Katja had been in a traffic accident in the autumn, and we were shocked when we received a registered letter indicating that we were being sued. The insurance company hired a lawyer for us, and he came to the house in mid-January to get information for our case. While he didn’t use the exact words, I got the impression that the opposition lawyer bringing the suit against us was a sleazy ambulance-chaser, and he had never had a client with any kind of credibility. They only wanted fifty thousand dollars from us. Our lawyer told us not to worry, that worrying for us was his job responsibility. We have worried nonetheless. Our lawsuit should be resolved by May. I just hope there’s some money left to pay the plumbing bill.
Then I was walking on Ludlow Avenue after dark when I tripped on a sidewalk crack and fractured two ribs. The nurse-practitioner recommended that I buy an Incentive Spirometer in order to help restore my breathing capacity and fend off pneumonia. I bought it online, and it arrived after a week. It’s given me a new lease on life. I was instructed to try to get my breathing capacity up to 1500 milliliters on the zero to 4000 gauge, but I got it up to 2500 pretty quickly and now am hovering around 3000. Maybe the novelty will wear off, but my most exciting moments these days occur when I’m breathing into my spirometer.
If we didn’t have enough chaos in our lives already, construction crews are laying huge black sewer pipes on Ludlow Avenue, and they’ve been working right outside the front of our house for the last two days.
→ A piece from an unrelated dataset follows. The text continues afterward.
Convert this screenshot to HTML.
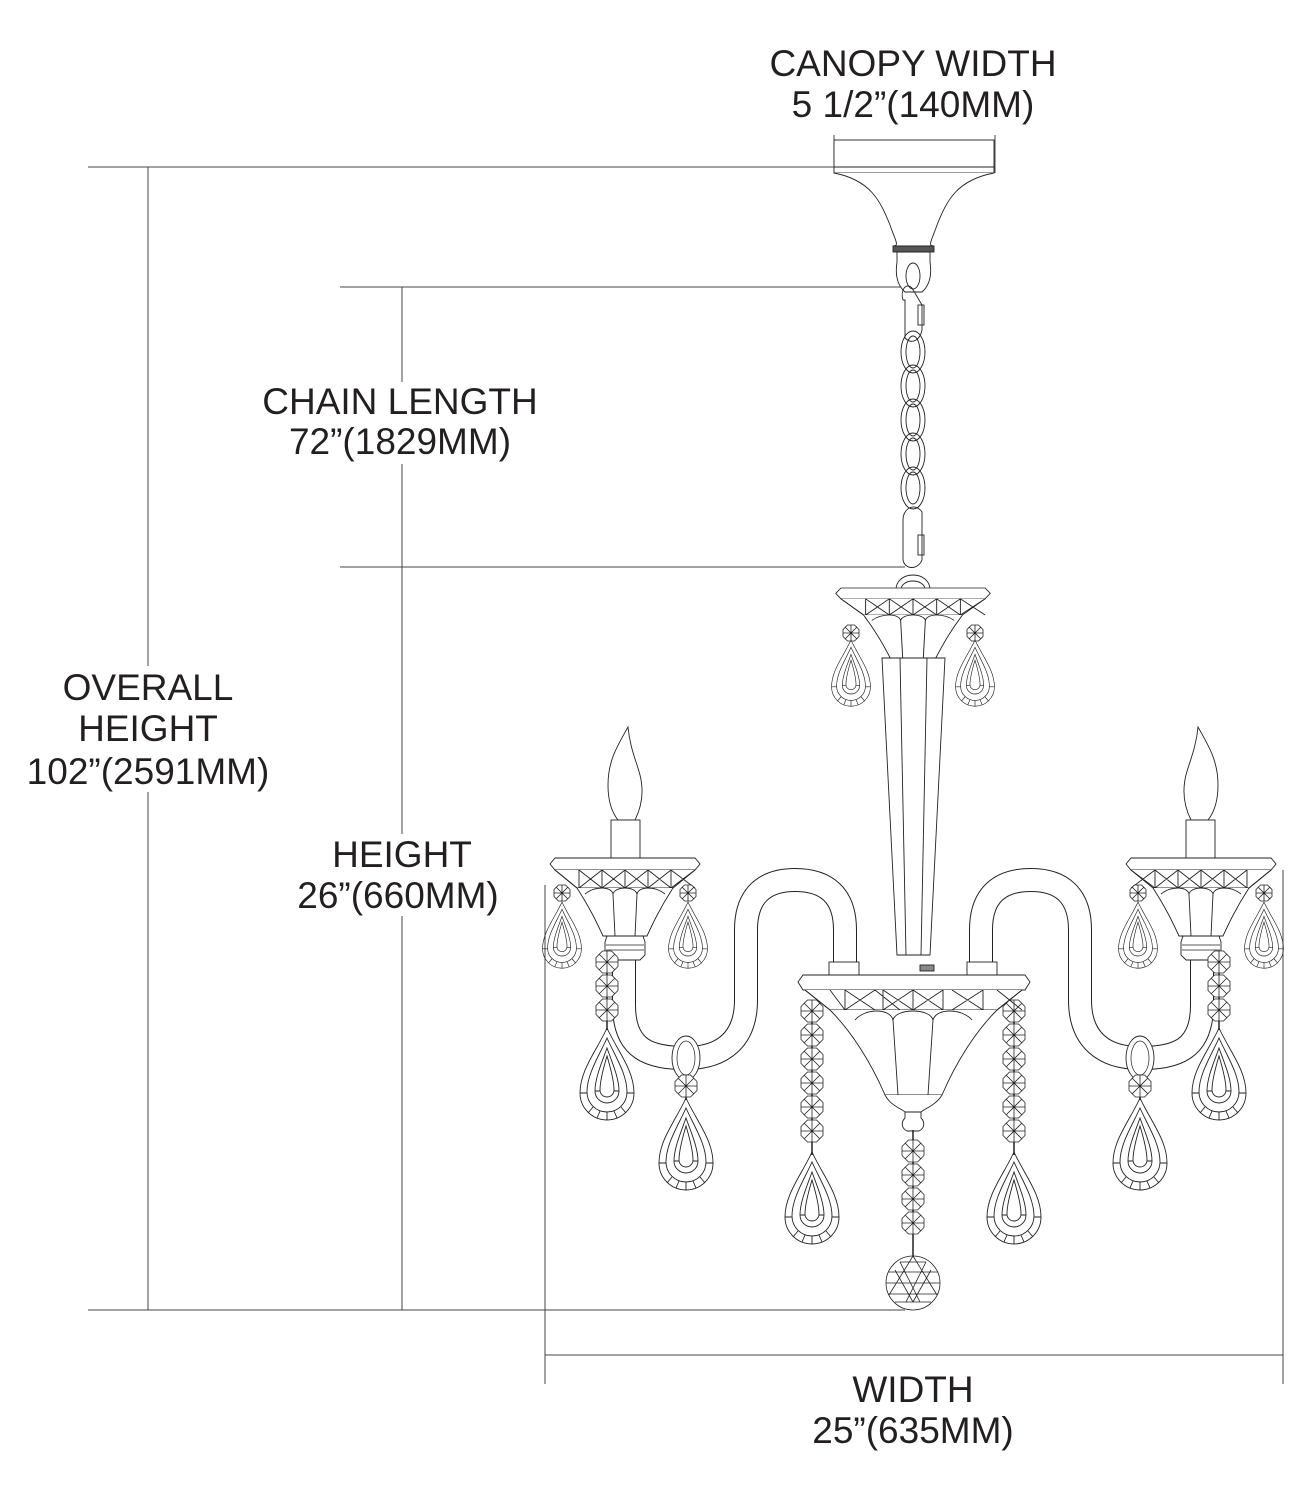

They’re digging up Ludlow, covering the long trenches with huge iron plates which make horrendous clanking noises all night long when vehicles drive over them. Still worse, the bulldozer-like machine which is breaking up the concrete pavement creates vibrations that make our house tremble. We’re convinced that the ceilings are about to fall in, though I think we’ve now survived the worst of it.
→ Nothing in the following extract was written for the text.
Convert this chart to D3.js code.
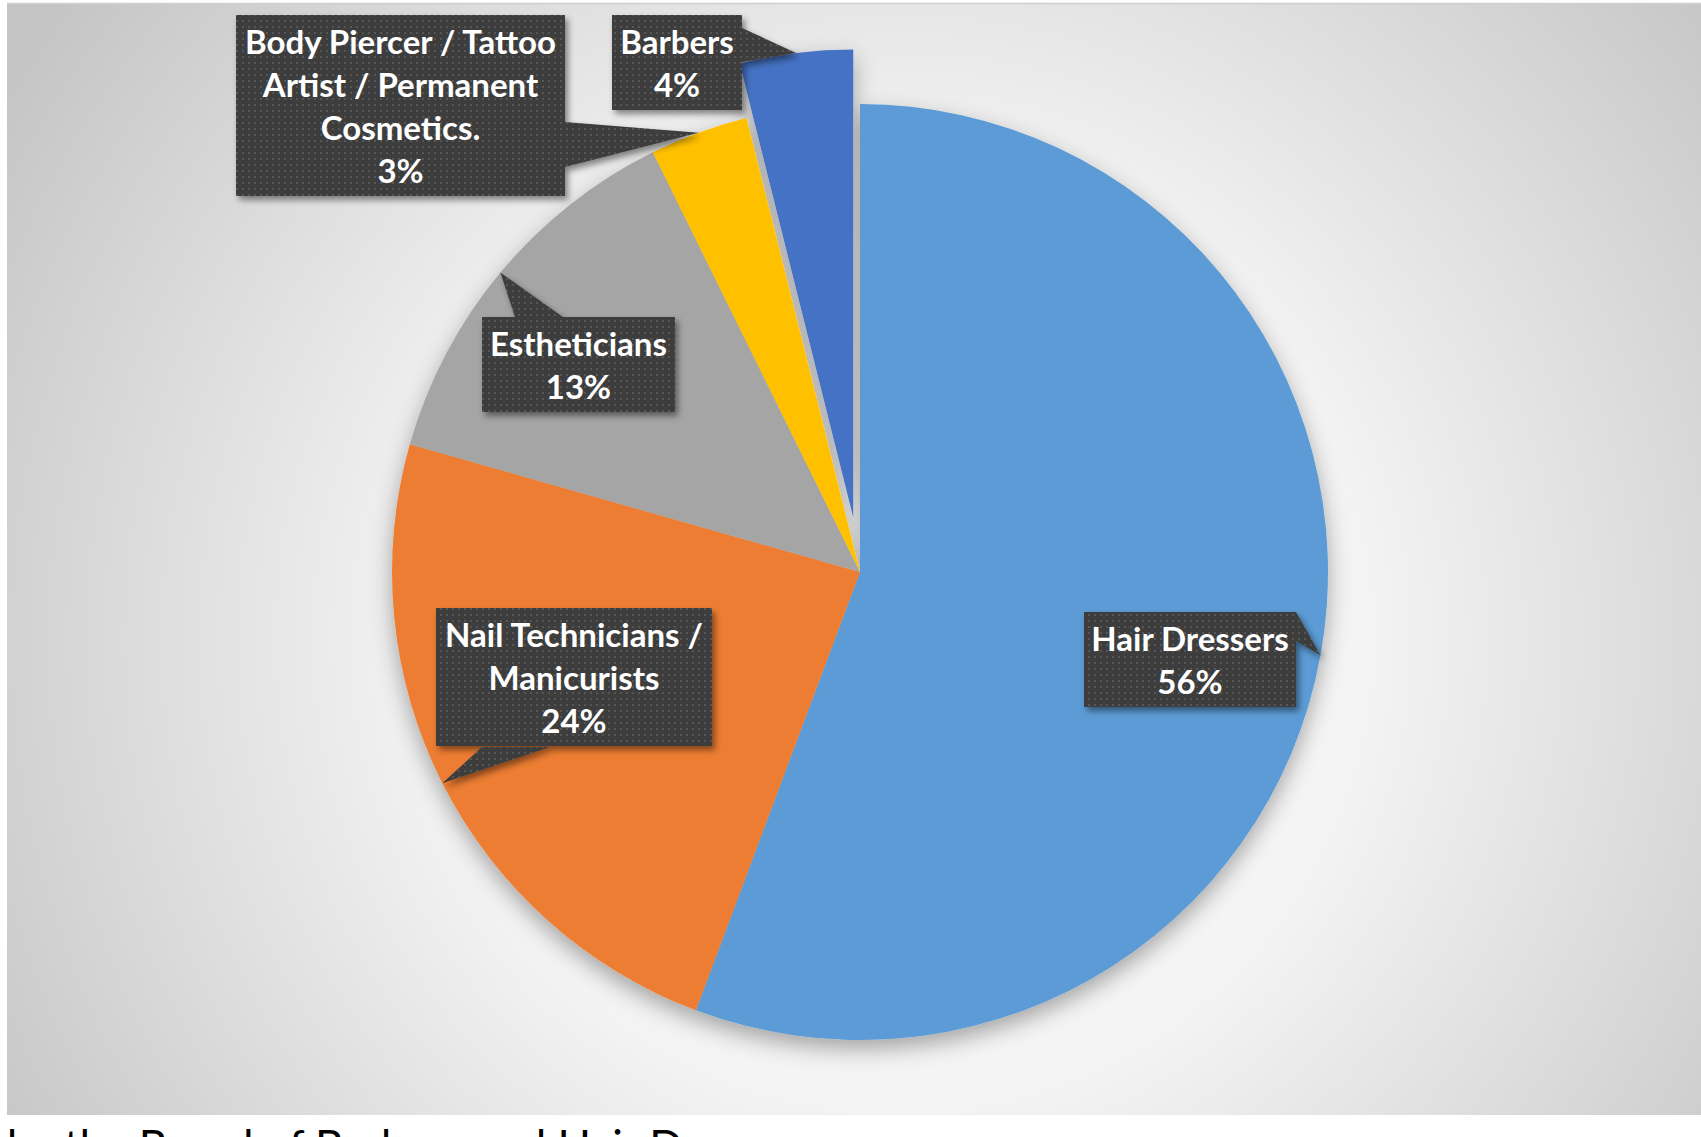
<!DOCTYPE html>
<html>
<head>
<meta charset="utf-8">
<script src="https://cdn.jsdelivr.net/npm/d3@7"></script>
<style>
  body { margin: 0; background: #fff; overflow: hidden; }
  svg { display: block; }
</style>
</head>
<body>
<div id="chart"></div>
<script>
// data (slice angles; labels round them)
const categories = ["Hair Dressers", "Nail Technicians / Manicurists", "Estheticians",
                    "Body Piercer / Tattoo Artist / Permanent Cosmetics.", "Barbers"];
const shares = [55.7, 23.7, 13.3, 3.4, 3.9];
const labelLines = [
  ["Hair Dressers"],
  ["Nail Technicians /", "Manicurists"],
  ["Estheticians"],
  ["Body Piercer / Tattoo", "Artist / Permanent", "Cosmetics."],
  ["Barbers"]
];
const sliceColors = ["#5b9bd5", "#ed7d31", "#a5a5a5", "#ffc000", "#4472c4"];
const footLead = "Licensed";
const footText = "by the Board of Barbers and Hair Dressers";

// layout
const W = 1701, H = 1137;
const cx = 860, cy = 572, radius = 468;
const explode = { index: 4, by: 55 };
const lineH = 43, fontSize = 33;
// callout boxes: x, y, width, and the two points where the pointer leaves the box
const callouts = [
  { x: 1084, y: 612, w: 212, base: [[1296, 612], [1296, 641]] },
  { x: 436,  y: 608, w: 276, base: [[550, 747], [482, 747]] },
  { x: 482,  y: 317, w: 193, base: [[563, 317], [515, 317]] },
  { x: 236,  y: 15,  w: 329, base: [[565, 122], [565, 167]] },
  { x: 612,  y: 15,  w: 130, base: [[742, 28], [742, 62]] }
];

const svg = d3.select("#chart").append("svg")
  .attr("width", W)
  .attr("height", H);

const defs = svg.append("defs");

const bg = defs.append("radialGradient")
  .attr("id", "bg")
  .attr("gradientUnits", "userSpaceOnUse")
  .attr("cx", 900).attr("cy", 640).attr("r", 1050);
bg.append("stop").attr("offset", 0).attr("stop-color", "#ffffff");
bg.append("stop").attr("offset", 0.45).attr("stop-color", "#f3f3f3");
bg.append("stop").attr("offset", 1).attr("stop-color", "#c5c5c5");

const dots = defs.append("pattern")
  .attr("id", "dots")
  .attr("patternUnits", "userSpaceOnUse")
  .attr("width", 6).attr("height", 6);
dots.append("rect").attr("width", 6).attr("height", 6).attr("fill", "#3d3d3d");
dots.append("rect").attr("x", 2).attr("y", 2).attr("width", 2).attr("height", 2).attr("fill", "#565656");

defs.append("filter")
  .attr("id", "pieShadow")
  .attr("x", "-15%").attr("y", "-15%").attr("width", "130%").attr("height", "135%")
  .append("feDropShadow")
  .attr("dx", 0).attr("dy", 9).attr("stdDeviation", 11)
  .attr("flood-color", "#000").attr("flood-opacity", 0.33);

defs.append("filter")
  .attr("id", "boxShadow")
  .attr("x", "-10%").attr("y", "-10%").attr("width", "130%").attr("height", "130%")
  .append("feDropShadow")
  .attr("dx", 3).attr("dy", 4).attr("stdDeviation", 3)
  .attr("flood-color", "#000").attr("flood-opacity", 0.45);

// chart area
svg.append("rect")
  .attr("x", 7).attr("y", 4)
  .attr("width", W - 7).attr("height", 1111)
  .attr("fill", "url(#bg)");
svg.append("line")
  .attr("x1", 7).attr("x2", W)
  .attr("y1", 3.5).attr("y2", 3.5)
  .attr("stroke", "#cfcfcf").attr("stroke-width", 1.5);

// pie
const pie = d3.pie().sort(null).value(d => d);
const arcs = pie(shares);
const total = d3.sum(shares);
const pct = d3.format(".0%");

const arc = d3.arc().innerRadius(0).outerRadius(radius);
const rim = d3.arc().innerRadius(radius).outerRadius(radius);

function offset(a, i) {
  if (i !== explode.index) return [0, 0];
  const mid = (a.startAngle + a.endAngle) / 2;
  return [Math.sin(mid) * explode.by, -Math.cos(mid) * explode.by];
}

const pieG = svg.append("g")
  .attr("transform", `translate(${cx},${cy})`)
  .attr("filter", "url(#pieShadow)");

pieG.selectAll("path")
  .data(arcs)
  .join("path")
  .attr("transform", (d, i) => `translate(${offset(d, i)})`)
  .attr("d", arc)
  .attr("fill", (d, i) => sliceColors[i]);

// callout labels
const labels = svg.append("g")
  .selectAll("g")
  .data(arcs)
  .join("g");

labels.each(function (d, i) {
  const g = d3.select(this);
  const c = callouts[i];
  const lines = labelLines[i].concat([pct(d.value / total)]);
  const h = lines.length * lineH + 9;
  const [ox, oy] = offset(d, i);
  const [tx, ty] = rim.centroid(d);
  const tip = [cx + tx + ox, cy + ty + oy];

  const shape = g.append("g").attr("filter", "url(#boxShadow)");
  shape.append("rect")
    .attr("x", c.x).attr("y", c.y)
    .attr("width", c.w).attr("height", h)
    .attr("fill", "url(#dots)");
  shape.append("path")
    .attr("d", d3.line()([c.base[0], tip, c.base[1]]) + "Z")
    .attr("fill", "url(#dots)");

  g.selectAll("text")
    .data(lines)
    .join("text")
    .attr("x", c.x + c.w / 2)
    .attr("y", (t, k) => c.y + 39 + k * lineH)
    .attr("text-anchor", "middle")
    .attr("fill", "#fff")
    .style("font-family", "Lato, 'Open Sans', sans-serif")
    .style("font-weight", "700")
    .style("font-size", fontSize + "px")
    .text(t => t);
});

// note under the chart, cut off by the picture edge
svg.append("text")
  .attr("x", 0).attr("y", 1162)
  .attr("text-anchor", "end")
  .style("font-family", "Lato, sans-serif")
  .style("font-size", "44px")
  .attr("fill", "#000")
  .text(footLead);
svg.append("text")
  .attr("x", 7).attr("y", 1162)
  .style("font-family", "Lato, sans-serif")
  .style("font-size", "44px")
  .attr("fill", "#000")
  .text(footText);
</script>
</body>
</html>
The pinnacle of January weirdness occurred last week when I was driving on Guerley Road on the west side of town. The traffic came to a complete standstill on my side of the two-lane road. It was puzzling because there were no driveways or side streets on the long barren stretch. As it turned out, a driver had stopped his blue pickup truck, gotten out, walked thirty feet up the hillside, and proceeded to relieve himself in the bushes. The he zipped himself up and walked back to his truck. I can certainly empathize with peeing in the woods when you have to go, but it’s hard to imagine doing it in front of a crowd of irritated fellow motorists.
So now it's finally February. I think it will be a better month. The days will be a little longer, the temperatures a few degrees milder. Today's the Super Bowl; tomorrow's Groundhog Day. Valentine's Day is Feb. 14, Presidents Day is Feb. 16, Mardi Gras is on the 17th. Then my sister's birthday is on Feb. 24. You don’t often find a better lineup than that. Maybe we've gotten through most of the bad stuff for the entire rest of the year.